I'm not understanding how sine error has much effect here. He's using the indicator only comparing the two sides. They should be pretty close to square to start with so the readings will be very close to one another, I'd expect less than .001" difference.

You're correct, I was misunderstanding what he was measuring.
 
Doing this well seems more difficult than it should be. The go-to method seems to be a circular square, which can be made and verified without too much trouble, though best done on an OD grinder. Haven't got that. Does the following method make sense as another way of doing it?

Machine a small steel monolith, a rectangular or square bar.

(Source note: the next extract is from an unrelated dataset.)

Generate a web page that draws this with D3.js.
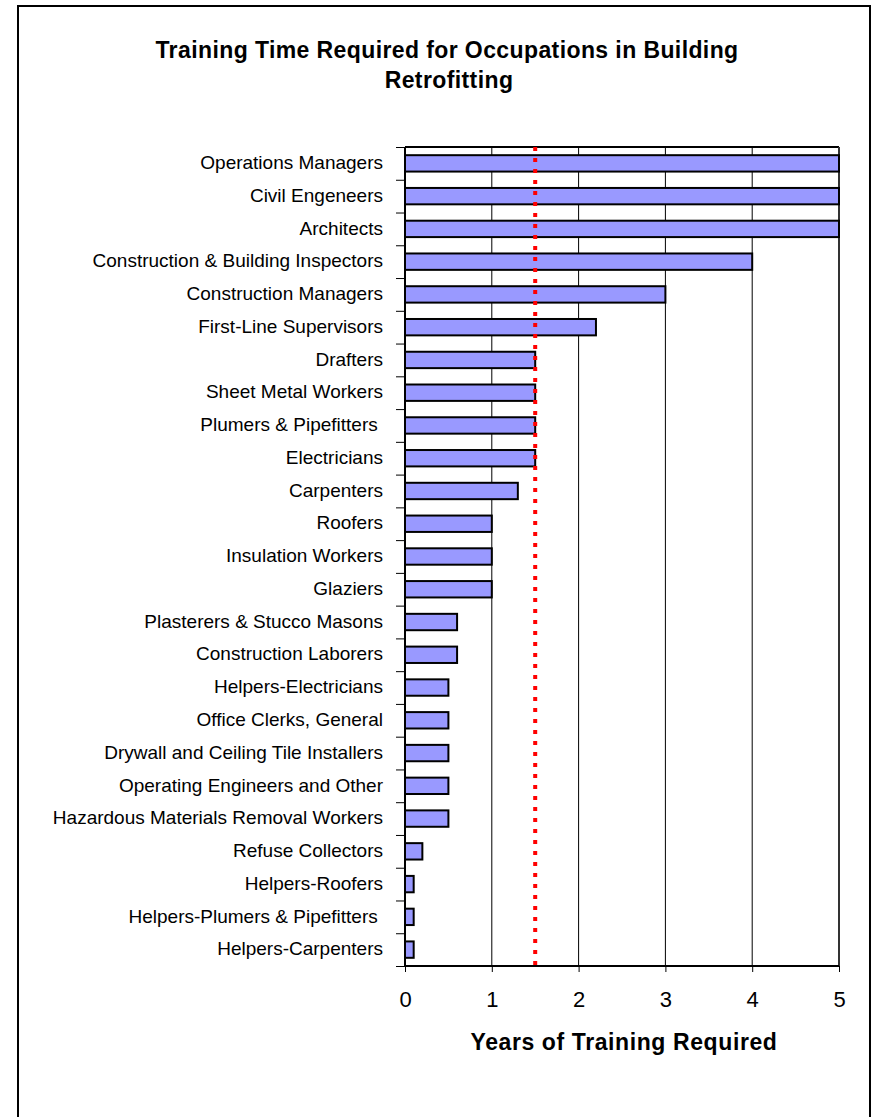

Grind two sides parallel, something that can be done very accurately, and can be checked with mics. Grind an end to whatever squareness can be achieved without heroic effort.

The bar can now be checked on the two parallel faces for squareness using an old height gauge with the V-front for a ball. Similar to this tool, but way less expensive to DIY yourself- Taft-Peirce 9146 Comparator Square A lot of old scribe rod type gauges have a V in the front where a ball can be seated.

Assuming the square is out a bit, a near certainty, perfect square will be halfway between the two indicator readings. Naturally the base surface can be scraped or reground until true, but it isn't absolutely necessary.

.
sure surface height gage with test indicator where part is in contact with the base of surface gage AND parallel sided part is flipped on flat surface plate and surface gage brought into contact again with part side at bottom of surface gage is traditional way to check perpendicularity.
.
the old method is so old that many machinist need a $2000. or more gage to measure and have never done it with a $50 surface height gage with $50. test indicator. sure you can buy a more expensive height gage and indicator if it makes you feel better. you need to be in flat contact with front of surface height gage base as if you rock it reading changes of course if part is rectangular not a cyclinder
 
Flat surface of some length, true and flat.
Mount an upright perpendicular to the flat surface.
Attach two bearings to the upright at a distance that will span the blade of the square.
The bearings can be positioned left or right and then held.

Square inspection:
Set the beam on the flat surface and bring the blade up to the bearings.
Adjust the bearing that is loose till it has contact and does not turn, just like the first bearing.
Flip the beam 180 and bring the blade up to the bearings.
If the square is true both bearings will be in contact.
If not, the error can be determined via fine shim or paper.
John
 
Conrad --

Don't make the base flat, but recess the center a bit. You want the square-to-be's base to contact the surface table on narrow lands under the parallel faces. Once you know the deviation from square, correcting the error is a straight-forward matter of shortening the too-tall land.

I know of more than one square that was fine-tuned by "lapping" the tall lip with wet-or-dry paper on a cutout remnant of granite countertop.